According to the investigation’s case materials, Kovalchuk and the other suspects also discussed a mysterious Uruguay-bound shipment of “200 kilograms” (440 pounds). The cargo wasn’t identified, but the suspects allegedly planned to send it together with 12 suitcases of cocaine. Kovalchuk supposedly had high hopes for the freight. “Honestly, [if we pull it off], I’ll dance the mazurka in my office. I’ll down an entire bottle of whiskey myself,” he allegedly told the other men.
Investigators in Argentina and Russia did not try to determine the origins or the ultimate fate of the “200 kilograms” in Uruguay, Dossier Center reports.
“Embassy staff knew about the trafficking”
Argentinian investigators say Kovalchuk bought the exceptionally pure batch of cocaine (the drugs recovered were 88-percent pure, whereas the purity of most cocaine distributed in Europe rarely exceeds 40 percent).
It would have cost several million dollars to acquire this drug supply. In the case files it reviewed, Dossier Center found no explanation for where Kovalchuk acquired so much money. A purchase like this wouldn’t have been easy, either. A source in law enforcement told Dossier Center’s journalists that it takes a long time to build the necessary relationships with suppliers to buy 400 kilograms of premium cocaine. The source speculates that Kovalchuk maybe could have managed the deal if, for example, he was part of a larger group of smugglers.

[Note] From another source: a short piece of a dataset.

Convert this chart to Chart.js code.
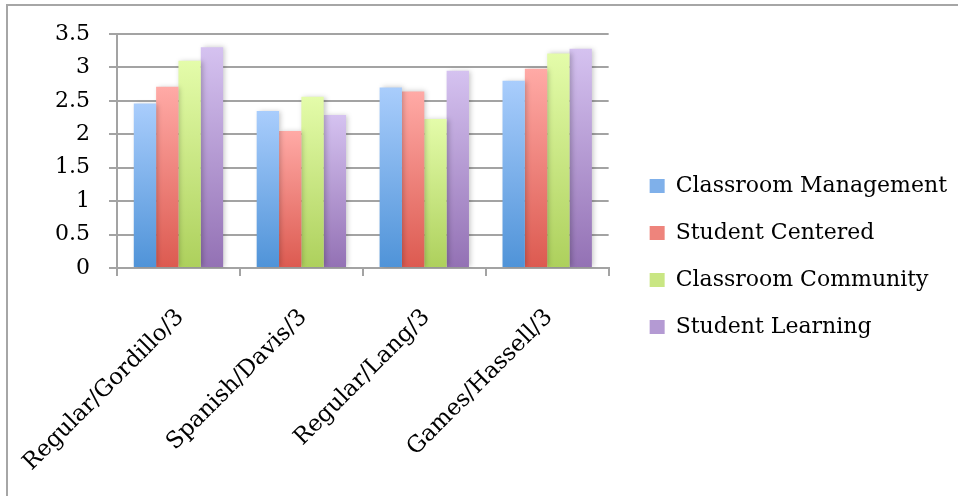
<!DOCTYPE html>
<html>
<head>
<meta charset="utf-8">
<script src="https://cdn.jsdelivr.net/npm/chart.js@4/dist/chart.umd.min.js"></script>
<style>
  html, body { margin: 0; padding: 0; background: #fff; }
  #wrap { position: relative; width: 958px; height: 496px; overflow: hidden; }
  #frame { position: absolute; left: 6px; top: 4px; right: 0; bottom: 0;
           border-left: 2px solid #a6a6a6; border-top: 2px solid #a6a6a6; pointer-events: none; }
</style>
</head>
<body>
<div id="wrap">
  <canvas id="chart" width="958" height="496"></canvas>
  <div id="frame"></div>
</div>
<script>
// Teacher ratings by class

const categories = ['Regular/Gordillo/3', 'Spanish/Davis/3', 'Regular/Lang/3', 'Games/Hassell/3'];
const seriesNames = ['Classroom Management', 'Student Centered', 'Classroom Community', 'Student Learning'];

const classroomManagement = [2.46, 2.35, 2.70, 2.80];
const studentCentered = [2.71, 2.05, 2.64, 2.98];
const classroomCommunity = [3.10, 2.56, 2.23, 3.21];
const studentLearning = [3.30, 2.29, 2.95, 3.28];

const yTickLabels = ['0', '0.5', '1', '1.5', '2', '2.5', '3', '3.5'];

// light top / dark bottom, like the Excel gradient fill
const palette = [
    { top: '#a9cdfc', bottom: '#4f93d8', flat: '#7fb0ea' },
    { top: '#ffaaa6', bottom: '#dc5a50', flat: '#ee847c' },
    { top: '#e4fcaa', bottom: '#add05c', flat: '#c9e683' },
    { top: '#d5c2f0', bottom: '#9371b4', flat: '#b49ad3' }
];

const FONT = '"DejaVu Serif", serif';

function barGradient(i) {
    return (context) => {
        const chart = context.chart;
        const y = chart.scales && chart.scales.y;
        if (context.type !== 'data' || !y || !chart.chartArea) return palette[i].flat;
        const top = y.getPixelForValue(context.raw);
        const base = y.getPixelForValue(0);
        const g = chart.ctx.createLinearGradient(0, top, 0, base);
        g.addColorStop(0, palette[i].top);
        g.addColorStop(1, palette[i].bottom);
        return g;
    };
}

const seriesValues = [classroomManagement, studentCentered, classroomCommunity, studentLearning];

const barShadow = {
    id: 'barShadow',
    beforeDatasetsDraw(chart) {
        const ctx = chart.ctx;
        ctx.save();
        ctx.shadowColor = 'rgba(0,0,0,0.22)';
        ctx.shadowBlur = 5;
        ctx.shadowOffsetX = 2;
        ctx.shadowOffsetY = 0;
    },
    afterDatasetsDraw(chart) {
        chart.ctx.restore();
    }
};

const gridColor = '#a3a3a3';

new Chart(document.getElementById('chart'), {
    type: 'bar',
    data: {
        labels: categories,
        datasets: seriesNames.map((name, i) => ({
            label: name,
            data: seriesValues[i],
            backgroundColor: barGradient(i),
            borderWidth: 0,
            categoryPercentage: 0.727,
            barPercentage: 1
        }))
    },
    plugins: [barShadow],
    options: {
        responsive: false,
        animation: false,
        events: [],
        layout: { padding: { top: 34, bottom: 17, left: 0, right: 1 } },
        scales: {
            x: {
                grid: { drawOnChartArea: false, color: gridColor, lineWidth: 2, tickLength: 8 },
                border: { color: gridColor, width: 2 },
                ticks: {
                    color: '#000',
                    font: { family: FONT, size: 23 },
                    minRotation: 45,
                    maxRotation: 45,
                    padding: 28,
                    labelOffset: 2,
                    autoSkip: false
                },
                afterFit: (scale) => {
                    scale.height = 211;
                    scale.paddingLeft = 0;
                    scale.paddingRight = 0;
                }
            },
            y: {
                min: 0,
                max: 3.5,
                grid: { color: gridColor, lineWidth: 2, tickLength: 8 },
                border: { color: gridColor, width: 2 },
                ticks: {
                    stepSize: 0.5,
                    color: '#000',
                    font: { family: FONT, size: 22 },
                    padding: 19,
                    callback: (v, i) => yTickLabels[i]
                },
                afterFit: (scale) => { scale.width = 117; }
            },
            gap: {
                position: 'right',
                display: true,
                grid: { display: false },
                border: { display: false },
                ticks: { display: false },
                afterFit: (scale) => { scale.width = 16; }
            }
        },
        plugins: {
            tooltip: { enabled: false },
            legend: {
                position: 'right',
                align: 'center',
                maxWidth: 400,
                labels: {
                    color: '#000',
                    font: { family: FONT, size: 22 },
                    boxWidth: 15,
                    boxHeight: 14,
                    padding: 25,
                    generateLabels: (chart) => seriesNames.map((name, i) => ({
                        text: name,
                        fillStyle: palette[i].flat,
                        strokeStyle: palette[i].flat,
                        lineWidth: 0,
                        hidden: false,
                        datasetIndex: i
                    }))
                }
            }
        }
    }
});
</script>
</body>
</html>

According to Dossier Center, investigators in Argentina and Russia have not tried to identify who was supposed to receive the shipment or who could have overseen such a large-scale smuggling operation out of Latin America. The money needed to rent the private plane that Kovalchuk hoped to use to deliver the cocaine to Europe, for example, came from certain “Belgians,” and the shipment’s final recipient might be someone with a Dutch telephone number, based on the case materials.
Investigators have also apparently declined to explore the fact that staff at Russia’s embassy in Argentina knew about the drug trafficking. “According to our information, some Russian embassy employees, such as [then] Ambassador [Viktor] Koronelli, knew about drug-related activities and had ties to the drug mafia,” a source at an international anti-drug agency told Dossier Center. “Bliznyukov and Chikalo were made the pawns of certain representatives of the embassy and of Moscow,” the source said, referring to the police officer and ship mechanic arrested as Kovalchuk’s accomplices. “They were arrested to clear the scheme’s real beneficiaries: the embassy and ministry officials who used their diplomatic channels for smuggling.”
“According to Kovalchuk, some of the cocaine was meant for State Duma deputies and Federal Assembly members,” former Interior Ministry trooper Mikhail Kazantsev told investigators.
Andrey Kovalchuk and his alleged co-conspirators deny any involvement in cocaine shipments. Russia’s Foreign Ministry did not answer Meduza’s questions about whether officials at the embassy in Buenos Aires had prior knowledge about drug trafficking or whether Ambassador Koronelli or other embassy officials have been implicated in drug smuggling. “The criminal investigation into drug smuggling from Argentina to Russia is pending before Russia’s judicial authorities, and Russia’s Foreign Ministry, as a federal executive agency, has no right to offer any comment here,” spokespeople for the ministry said.